Lavorare per 750 euro al mese? No, grazie

Lavorare per 750 euro al mese? No, grazie. Il video denuncia di una giovane ingegnera è divetanto virale su TikTok. Stipendi da fame in Italia.

Lo sfogo di Ornela Casassa

Lavorare per 750 euro al mese? No, grazie. Sta facendo molto discutere il video denuncia dell’ingegnera ligure Ornela Casassa diventato virale su TikTok. La donna 28enne ha lasciato Chiavari per trasferirsi a Genova dove ha studiato e dove ha iniziato anche a lavorare con uno stage al termine del percorso di laurea. Dopo 6 mesi di sfruttamento a 600 euro al mese, dalla stessa azienda arriva l’offerta di lavoro “vera”: 900 euro a partita IVA. Vale a dire 750 euro netti al mese.

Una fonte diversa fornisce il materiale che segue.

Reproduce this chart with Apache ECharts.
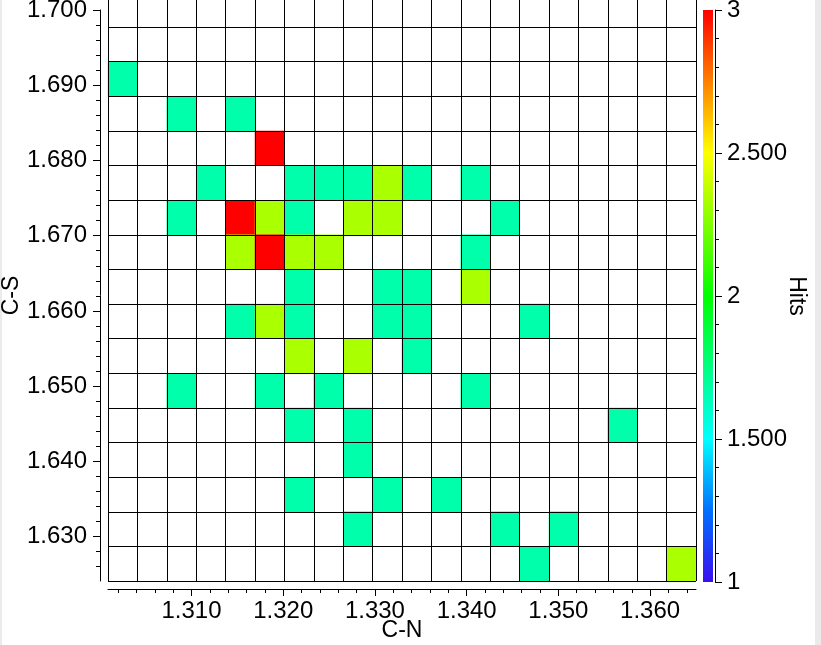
<!DOCTYPE html>
<html>
<head>
<meta charset="utf-8">
<script src="https://cdn.jsdelivr.net/npm/echarts@6/dist/echarts.min.js"></script>
<style>
html,body{margin:0;padding:0;background:#fff;}
#chart{width:821px;height:645px;}
</style>
</head>
<body>
<div id="chart"></div>
<script>
// C-N bins (bin centres), 20 bins
const cnBins = ['1.3025','1.3057','1.3089','1.3121','1.3153','1.3185','1.3217','1.3249','1.3281','1.3314',
                '1.3346','1.3378','1.3410','1.3442','1.3474','1.3506','1.3538','1.3570','1.3602','1.3634'];
// C-S bins (bin centres), 17 bins, bottom to top
const csBins = ['1.6264','1.6310','1.6356','1.6402','1.6448','1.6494','1.6540','1.6586','1.6632',
                '1.6678','1.6724','1.6770','1.6816','1.6862','1.6908','1.6954','1.7000'];
// occupied cells: [C-N bin index, C-S bin index, hits]
const cells = [
  [0,14,1],
  [2,13,1],[4,13,1],
  [5,12,3],
  [3,11,1],[6,11,1],[7,11,1],[8,11,1],[9,11,2],[10,11,1],[12,11,1],
  [2,10,1],[4,10,3],[5,10,2],[6,10,1],[8,10,2],[9,10,2],[13,10,1],
  [4,9,2],[5,9,3],[6,9,2],[7,9,2],[12,9,1],
  [6,8,1],[9,8,1],[10,8,1],[12,8,2],
  [4,7,1],[5,7,2],[6,7,1],[9,7,1],[10,7,1],[14,7,1],
  [6,6,2],[8,6,2],[10,6,1],
  [2,5,1],[5,5,1],[7,5,1],[12,5,1],
  [6,4,1],[8,4,1],[17,4,1],
  [8,3,1],
  [6,2,1],[9,2,1],[11,2,1],
  [8,1,1],[13,1,1],[15,1,1],
  [14,0,1],[19,0,2]
];
const cnRange = [1.3009, 1.3650];
const csRange = [1.6241, 1.7000];
const cnTicks = [1.31, 1.32, 1.33, 1.34, 1.35, 1.36];
const csTicks = [1.63, 1.64, 1.65, 1.66, 1.67, 1.68, 1.69, 1.70];
const hitsRange = [1, 3];
const hitsTicks = [1, 1.5, 2, 2.5, 3];
const hitsLabels = ['1', '1.500', '2', '2.500', '3'];
const hitColors = {1: '#00FFAA', 2: '#AAFF00', 3: '#FF0000'};

function minorTicks(lo, hi, step) {
  const out = [];
  const n = Math.round((hi - lo) / step);
  for (let k = 0; k <= n; k++) {
    const v = Math.round((lo + k * step) * 1000) / 1000;
    if (Math.round(v * 1000) % 10 !== 0) out.push(v);
  }
  return out;
}
const cnMinor = minorTicks(1.302, 1.364, 0.002);
const csMinor = minorTicks(1.626, 1.698, 0.002);

const FONT = 'Liberation Sans, Arial, Helvetica, sans-serif';
const black = {color: '#000', width: 1};
const noBounds = {outerBoundsMode: 'none', containLabel: false};

const chart = echarts.init(document.getElementById('chart'), null, {renderer: 'canvas'});
chart.setOption({
  animation: false,
  backgroundColor: '#fff',
  graphic: [
    {type: 'rect', left: 0, top: 0, shape: {width: 2, height: 645}, style: {fill: '#ebebeb'}, silent: true},
    {type: 'rect', left: 815, top: 0, shape: {width: 6, height: 645}, style: {fill: '#ebebeb'}, silent: true}
  ],
  grid: [
    Object.assign({left: 108, right: 125, top: 10, bottom: 64}, noBounds),
    Object.assign({left: 108, right: 125, top: -7.5, bottom: 64}, noBounds),
    Object.assign({left: 703, width: 10, top: 10, bottom: 63}, noBounds)
  ],
  visualMap: [{
    type: 'piecewise', show: false, seriesIndex: 0, dimension: 2,
    pieces: Object.keys(hitColors).map(k => ({value: +k, color: hitColors[k]}))
  }],
  xAxis: [
    {
      type: 'value', gridIndex: 0, position: 'bottom', offset: 8,
      min: cnRange[0], max: cnRange[1],
      axisLine: {show: true, onZero: false, lineStyle: black},
      axisTick: {show: true, customValues: cnTicks, length: 7, lineStyle: black},
      axisLabel: {customValues: cnTicks, formatter: v => v.toFixed(3), fontSize: 24, color: '#000', fontFamily: FONT, margin: 10},
      splitLine: {show: false},
      name: 'C-N', nameLocation: 'middle', nameGap: 30, nameMoveOverlap: false,
      nameTextStyle: {fontSize: 23, color: '#000', fontFamily: FONT}
    },
    {
      type: 'value', gridIndex: 0, position: 'bottom', offset: 8,
      min: cnRange[0], max: cnRange[1],
      axisLine: {show: false, onZero: false},
      axisTick: {show: true, customValues: cnMinor, length: 4, lineStyle: black},
      axisLabel: {show: false},
      splitLine: {show: false}
    },
    {
      type: 'category', gridIndex: 1, data: cnBins, z: 5,
      axisLine: {show: false}, axisTick: {show: false}, axisLabel: {show: false},
      splitLine: {show: true, interval: 0, lineStyle: black}
    },
    {
      type: 'category', gridIndex: 2, data: [''], show: false
    }
  ],
  yAxis: [
    {
      type: 'value', gridIndex: 0, position: 'left', offset: 8,
      min: csRange[0], max: csRange[1],
      axisLine: {show: true, onZero: false, lineStyle: black},
      axisTick: {show: true, customValues: csTicks, length: 7, lineStyle: black},
      axisLabel: {customValues: csTicks, formatter: v => v.toFixed(3), fontSize: 24, color: '#000', fontFamily: FONT, margin: 13},
      splitLine: {show: false},
      name: 'C-S', nameLocation: 'middle', nameGap: 77, nameMoveOverlap: false,
      nameTextStyle: {fontSize: 23, color: '#000', fontFamily: FONT}
    },
    {
      type: 'value', gridIndex: 0, position: 'left', offset: 8,
      min: csRange[0], max: csRange[1],
      axisLine: {show: false, onZero: false},
      axisTick: {show: true, customValues: csMinor, length: 4, lineStyle: black},
      axisLabel: {show: false},
      splitLine: {show: false}
    },
    {
      type: 'category', gridIndex: 1, data: csBins, z: 5,
      axisLine: {show: false}, axisTick: {show: false}, axisLabel: {show: false},
      splitLine: {show: true, interval: 0, lineStyle: black}
    },
    {
      type: 'value', gridIndex: 2, position: 'right', offset: 2,
      min: hitsRange[0], max: hitsRange[1], interval: 0.5,
      axisLine: {show: true, onZero: false, lineStyle: black},
      axisTick: {show: true, length: 7, lineStyle: black},
      minorTick: {show: true, splitNumber: 5, length: 4, lineStyle: black},
      axisLabel: {
        formatter: v => { const i = hitsTicks.indexOf(+v.toFixed(3)); return i >= 0 ? hitsLabels[i] : ''; },
        fontSize: 24, color: '#000', fontFamily: FONT, margin: 12
      },
      splitLine: {show: false},
      name: 'Hits', nameLocation: 'middle', nameGap: 70, nameRotate: -90, nameMoveOverlap: false,
      nameTextStyle: {fontSize: 23, color: '#000', fontFamily: FONT}
    }
  ],
  series: [
    {
      type: 'heatmap', xAxisIndex: 2, yAxisIndex: 2, data: cells,
      itemStyle: {borderWidth: 0}, emphasis: {disabled: true}, silent: true
    },
    {
      type: 'bar', xAxisIndex: 3, yAxisIndex: 3, stack: 'cb', barWidth: '100%', silent: true,
      data: [hitsRange[0]], itemStyle: {color: 'rgba(0,0,0,0)'}
    },
    {
      type: 'bar', xAxisIndex: 3, yAxisIndex: 3, stack: 'cb', barWidth: '100%', silent: true,
      data: [hitsRange[1] - hitsRange[0]],
      itemStyle: {color: new echarts.graphic.LinearGradient(0, 0, 0, 1, [
        {offset: 0, color: '#ff0000'},
        {offset: 0.125, color: '#ff8000'},
        {offset: 0.25, color: '#ffff00'},
        {offset: 0.375, color: '#80ff00'},
        {offset: 0.5, color: '#00ff00'},
        {offset: 0.625, color: '#00ff80'},
        {offset: 0.75, color: '#00ffff'},
        {offset: 0.875, color: '#0070ff'},
        {offset: 1, color: '#3a10f0'}
      ])}
    }
  ]
});
</script>
</body>
</html>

Una cifra ridicola nell’Italia di oggi, inferiore al Reddito di cittadinanza. E il problema non è il Reddito di cittadinanza. La proposta di lavoro è stata rifiutata. Nel video l’ingegnere Casassa dice: “Ma io devo vivere con 750 euro? Ma io non mi ci pago l’affitto, io non ci vivo. Bisogna smette di abbassare l’asticella nel lavoro”. Stare impegnato per ritrovarsi alla fine del mese senza un euro in tasca non è lavoro, ma schiavismo. Il mercato del lavoro in Italia è sempre più precario, fatto di stipendi inadeguati e contratti inesistenti. L’ingegnere Casassa aggiunge: “E’ un no che mi sono potuta permettere. I miei genitori mi avrebbero rimesso un tetto sulla testa, se avessi perso l’affitto. Molti invece avrebbero dovuto accettare: se non ci fossero stati i miei, se avessi avuto un figlio, neanche io avrei detto no. Chi può permetterselo deve dire no, dobbiamo cominciare noi a costruire una diga”. Questo è il problema. I tirapiedi degli imprenditori (ovvero i politici) vogliono ridurre in disperazione la gente per costringerli ad accettare qualsiasi offerta ridicola. Lavorare è un cosa diversa da finire in pasto a schiavisti e prenditori. Un lavoro deve dare dignità, soprattutto economica. Siamo arrivati al punto che finisce in povertà pure chi ha un lavoro. In Italia la maggioranza dei datori di lavoro vanno al ribasso con paghe da fame perché c’è la convinzione che offrire un lavoro sia un favore.